Creating your album is, yes, a tedious process, but it’s also one of the most rewarding parts of wedding planning. You’ll have a beautiful album for a lifetime. Your instinct may be to jump right in, tear through your proofs and immediately figure out what should go into your album. But slow down and follow our plan to skip some stressed-out feelings, and we promise you’ll have a picture-perfect book that tells a wonderful story.
Don’t Go It Alone
Your first look at the wedding photos can be overwhelming (to say the least), so you’d be wise to wait until your new spouse (or friend, sister or mother) is present to take your first glance. But be careful whom you choose. If your mother’s comments tend to stress you out-however well meaning-ask your maid of honor instead, and involve your mom later in the process, if you want. It’s likely that all proofs will be on the photographer’s website, and you’ll be given a password to see them all, but if you do get hard copies, do not lend anyone your proofs. No one will care for them the way you do, and they may get lost or damaged.
Go with your gut on your first look and write down the shots that jump out at you. Don’t overthink it. Just pick 20 to 30 of your favorites. The next step is to weed out the bad pictures (of blinking guests, for example).

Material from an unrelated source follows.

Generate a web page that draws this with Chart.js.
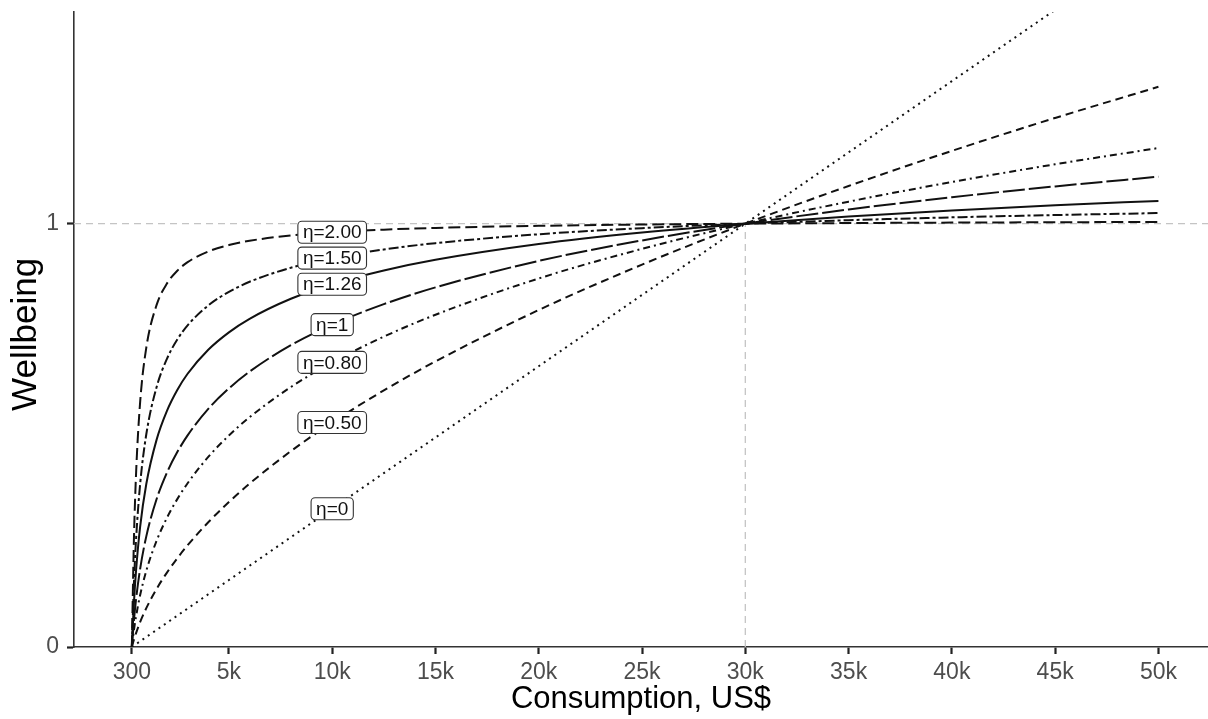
<!DOCTYPE html>
<html>
<head>
<meta charset="utf-8">
<script src="https://cdn.jsdelivr.net/npm/chart.js@4"></script>
<style>
    html, body { margin: 0; padding: 0; background: #fff; }
    #wrap { width: 1208px; height: 719px; }
</style>
</head>
<body>
<div id="wrap"><canvas id="utilityChart" width="1208" height="719"></canvas></div>
<script>
// consumption grid (US$) shared by every curve
const consumption = [300, 400, 500, 700, 1000, 1500, 2000, 2500, 3000, 4000, 5000, 6000, 8000,
    10000, 12500, 15000, 20000, 25000, 30000, 35000, 40000, 45000, 50000];

// wellbeing, one list per elasticity
const eta0 = [0, 0.0034, 0.0067, 0.0135, 0.0236, 0.0404, 0.0572, 0.0741, 0.0909, 0.1246, 0.1582, 0.1919, 0.2593,
    0.3266, 0.4108, 0.4949, 0.6633, 0.8316, 1, 1.1684, 1.3367, 1.5051, 1.6734];
const eta050 = [0, 0.0172, 0.0323, 0.0586, 0.0917, 0.1373, 0.1758, 0.2096, 0.2403, 0.2946, 0.3425, 0.3858, 0.4627,
    0.5304, 0.6061, 0.6746, 0.7961, 0.9032, 1, 1.0890, 1.1719, 1.2497, 1.3233];
const eta080 = [0, 0.0392, 0.0711, 0.1221, 0.1801, 0.2512, 0.3052, 0.3493, 0.3869, 0.4489, 0.4996, 0.5427, 0.6141,
    0.6723, 0.7331, 0.7849, 0.8706, 0.9405, 1, 1.0520, 1.0984, 1.1403, 1.1787];
const eta100 = [0, 0.0625, 0.1109, 0.1840, 0.2614, 0.3495, 0.4120, 0.4604, 0.5, 0.5625, 0.6109, 0.6505, 0.7130,
    0.7614, 0.8099, 0.8495, 0.9120, 0.9604, 1, 1.0335, 1.0625, 1.0880, 1.1109];
const eta126 = [0, 0.1032, 0.1782, 0.2833, 0.3851, 0.4899, 0.5578, 0.6071, 0.6454, 0.7021, 0.7433, 0.7752, 0.8226,
    0.8570, 0.8894, 0.9146, 0.9519, 0.9790, 1, 1.0170, 1.0312, 1.0433, 1.0538];
const eta150 = [0, 0.1489, 0.2505, 0.3837, 0.5025, 0.6142, 0.6808, 0.7262, 0.7598, 0.8068, 0.8389, 0.8627, 0.8959,
    0.9187, 0.9390, 0.9540, 0.9750, 0.9894, 1, 1.0082, 1.0149, 1.0204, 1.0250];
const eta200 = [0, 0.2525, 0.4040, 0.5772, 0.7071, 0.8081, 0.8586, 0.8889, 0.9091, 0.9343, 0.9495, 0.9596, 0.9722,
    0.9798, 0.9859, 0.9899, 0.9949, 0.9980, 1, 1.0014, 1.0025, 1.0034, 1.0040];

const curveLabels = ["η=0", "η=0.50", "η=0.80", "η=1", "η=1.26", "η=1.50", "η=2.00"];
const labelAt = 10000; // labels sit on the curves at this consumption

const xTickValues = [300, 5000, 10000, 15000, 20000, 25000, 30000, 35000, 40000, 45000, 50000];
const xTickLabels = ["300", "5k", "10k", "15k", "20k", "25k", "30k", "35k", "40k", "45k", "50k"];
const yTickValues = [0, 1];
const yTickLabels = ["0", "1"];

const reference = { x: 30000, y: 1 };

const FONT = "'Liberation Sans', Arial, sans-serif";

function series(values) {
    return consumption.map((c, i) => ({ x: c, y: values[i] }));
}

const curves = [
    { values: eta0, dash: [2, 4.5] },
    { values: eta050, dash: [8, 5] },
    { values: eta080, dash: [7, 4, 2, 4] },
    { values: eta100, dash: [22, 4] },
    { values: eta126, dash: [] },
    { values: eta150, dash: [10, 3, 3, 3] },
    { values: eta200, dash: [12, 5] },
];

// dashed grey guides at wellbeing 1 and consumption 30k
const guideLines = {
    id: "guideLines",
    beforeDatasetsDraw(chart) {
        const { ctx, chartArea, scales } = chart;
        const px = scales.x.getPixelForValue(reference.x);
        const py = scales.y.getPixelForValue(reference.y);
        ctx.save();
        ctx.strokeStyle = "#c4c4c4";
        ctx.lineWidth = 1.3;
        ctx.setLineDash([7, 5]);
        ctx.beginPath();
        ctx.moveTo(chartArea.left, py);
        ctx.lineTo(chartArea.right, py);
        ctx.moveTo(px, chartArea.bottom);
        ctx.lineTo(px, py);
        ctx.stroke();
        ctx.restore();
    },
};

// boxed curve labels, like geom_label
const curveTags = {
    id: "curveTags",
    afterDatasetsDraw(chart) {
        const { ctx } = chart;
        const idx = consumption.indexOf(labelAt);
        ctx.save();
        ctx.font = "19px " + FONT;
        ctx.textAlign = "center";
        ctx.textBaseline = "middle";
        ctx.setLineDash([]);
        chart.data.datasets.forEach((ds, i) => {
            const pt = chart.getDatasetMeta(i).data[idx];
            const text = curveLabels[i];
            const w = ctx.measureText(text).width + 10;
            const h = 22;
            ctx.beginPath();
            ctx.roundRect(pt.x - w / 2, pt.y - h / 2, w, h, 4);
            ctx.fillStyle = "#fff";
            ctx.fill();
            ctx.strokeStyle = "#333";
            ctx.lineWidth = 1.1;
            ctx.stroke();
            ctx.fillStyle = "#111";
            ctx.fillText(text, pt.x, pt.y + 1);
        });
        ctx.restore();
    },
};

const ctx = document.getElementById("utilityChart").getContext("2d");
new Chart(ctx, {
    type: "line",
    data: {
        datasets: curves.map((c, i) => ({
            label: curveLabels[i],
            data: series(c.values),
            borderColor: "#111",
            borderWidth: 2,
            borderDash: c.dash,
            pointRadius: 0,
            fill: false,
            cubicInterpolationMode: "monotone",
        })),
    },
    options: {
        responsive: false,
        animation: false,
        layout: { padding: { top: 12, right: 0, bottom: 0, left: 0 } },
        plugins: {
            legend: { display: false },
            tooltip: { enabled: false },
        },
        scales: {
            x: {
                type: "linear",
                min: -2500,
                max: 52400,
                afterBuildTicks(scale) {
                    scale.ticks = xTickValues.map((v) => ({ value: v }));
                },
                afterFit(scale) {
                    scale.height = 72;
                    scale.paddingLeft = 0;
                    scale.paddingRight = 0;
                },
                ticks: {
                    autoSkip: false,
                    maxRotation: 0,
                    padding: 5,
                    color: "#4d4d4d",
                    font: { family: FONT, size: 23 },
                    callback: (value) => xTickLabels[xTickValues.indexOf(value)],
                },
                grid: {
                    drawOnChartArea: false,
                    tickLength: 7,
                    tickWidth: 2.2,
                    tickColor: "#222",
                },
                border: { color: "#333", width: 1.6 },
                title: {
                    display: true,
                    text: "Consumption, US$",
                    color: "#000",
                    font: { family: FONT, size: 31 },
                    padding: { top: 0, bottom: 1 },
                },
            },
            y: {
                type: "linear",
                min: 0,
                max: 1.5,
                afterBuildTicks(scale) {
                    scale.ticks = yTickValues.map((v) => ({ value: v }));
                },
                afterFit(scale) {
                    scale.width = 74;
                    scale.paddingTop = 0;
                    scale.paddingBottom = 0;
                },
                ticks: {
                    padding: 8,
                    color: "#4d4d4d",
                    font: { family: FONT, size: 23 },
                    callback: (value) => yTickLabels[yTickValues.indexOf(value)],
                },
                grid: {
                    drawOnChartArea: false,
                    tickLength: 7,
                    tickWidth: 2.2,
                    tickColor: "#222",
                },
                border: { color: "#333", width: 1.6 },
                title: {
                    display: true,
                    text: "Wellbeing\u00a0",
                    color: "#000",
                    font: { family: FONT, size: 35 },
                    padding: { top: 5, bottom: 0 },
                },
            },
        },
    },
    plugins: [guideLines, curveTags],
});
</script>
</body>
</html>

Now you’re ready to group the proofs into categories: getting ready, ceremony, cocktail hour, reception, special moments (like cake cutting, speeches, candids, portraits, dancing and the getaway). How many pictures you have in each category (and how many categories you’ll have) depends on a lot of things, but keep in mind that eventually you’ll put only 50 to 100 photos in your finished album.
Decide On An Album Type
There are many options for albums. You can go traditional with a classic matted style album, which is generally bound like a book in which frames hide the edges of the photos. Depending on the quality (traditional albums come in leather, canvas and even faux leather or suede) these albums can be very sturdy and tend to endure age and use better than other styles.
Want something more creative? Try a fabric album. Many photographers offer custom-bound Japanese silk albums in which photos are mounted directly onto deckled-edge pages in a hand-embossed image area. These exquisite (and expensive) albums are delicate-be sure yours comes with a protective sleeve.
A modern option: coffee-table books. Like a magazine created just for you, these albums come in a range of colors and materials, and the layout possibilities are endless. And like books, they’re printed on a press, so rather than actual photos, you have pages with your photos printed on them. The set-up fees are expensive, but once you have a layout, you can often order multiple albums for a fraction of the initial cost.
Not interested in an actual photo album? Arrange in advance to buy your digital files from your photographer. You can keep them on your hard drive, upload them to a photo site for sharing, make DVD slideshows and order prints whenever you want.
Take Your Time
Choosing photos for a wedding album takes six hours on average, so don’t expect it to be a quick task. You worked hard to plan your wedding-taking time to reflect with your fabulous photos is part of the payoff. But try not to lose momentum after the wedding. Make your initial selections (the 20 to 30 faves) even if you’re all wedding-ed out.
Tell Your Story
Imagine you’re illustrating a book that has no text-keep the “story” of your day in mind. You’ll also want to make sure all of the important characters are represented. You may have picked all the best shots of your gorgeous self, and the wedding party and your parents are usually included in formal shots, but what about your grandparents, siblings, close friends or favorite cousins?
In addition to representing a range of events and individuals, vary images by look and type. Modern couples tend to favor a photojournalistic style, emphasizing lots of candid shots, but make sure you have some formal posed shots too. Mixing black-and-white or sepia with color shots will also give your album a dynamic edge. Many photographers suggest a 1:3 black-and-white to color ratio, but anything goes.
And don’t forget the details that give the album depth and flair, such as close-ups of flower arrangements, favors and food, and an overhead shot of the venue.
pro tip: group the detail shots so as not to overpower the people shots.
Lay It Out
Now the fun part: putting it in order. Chances are, your photographer will have all of the proofs in order of the day’s events for you to look at them on-screen on their website. Remember: You’re telling a story. And while it might be easiest to arrange your album chronologically, it’s okay to deviate if you wish.
Another important concept to consider is flow. Pay attention to how one segment leads into another. One way to make your album smooth yet dynamic is to choose meaningful transition shots. For example: A shot of the couple walking away from the ceremony venue holding hands might be a great transition into the reception portion of the album.
You can also experiment with page layouts at this point. Some pages will feature one 8″x10″ portrait, while others will have a 5″x7″ staggered with smaller shots. Even a program as basic as Microsoft Word can be used to design layouts. See, creating a great album is a snap.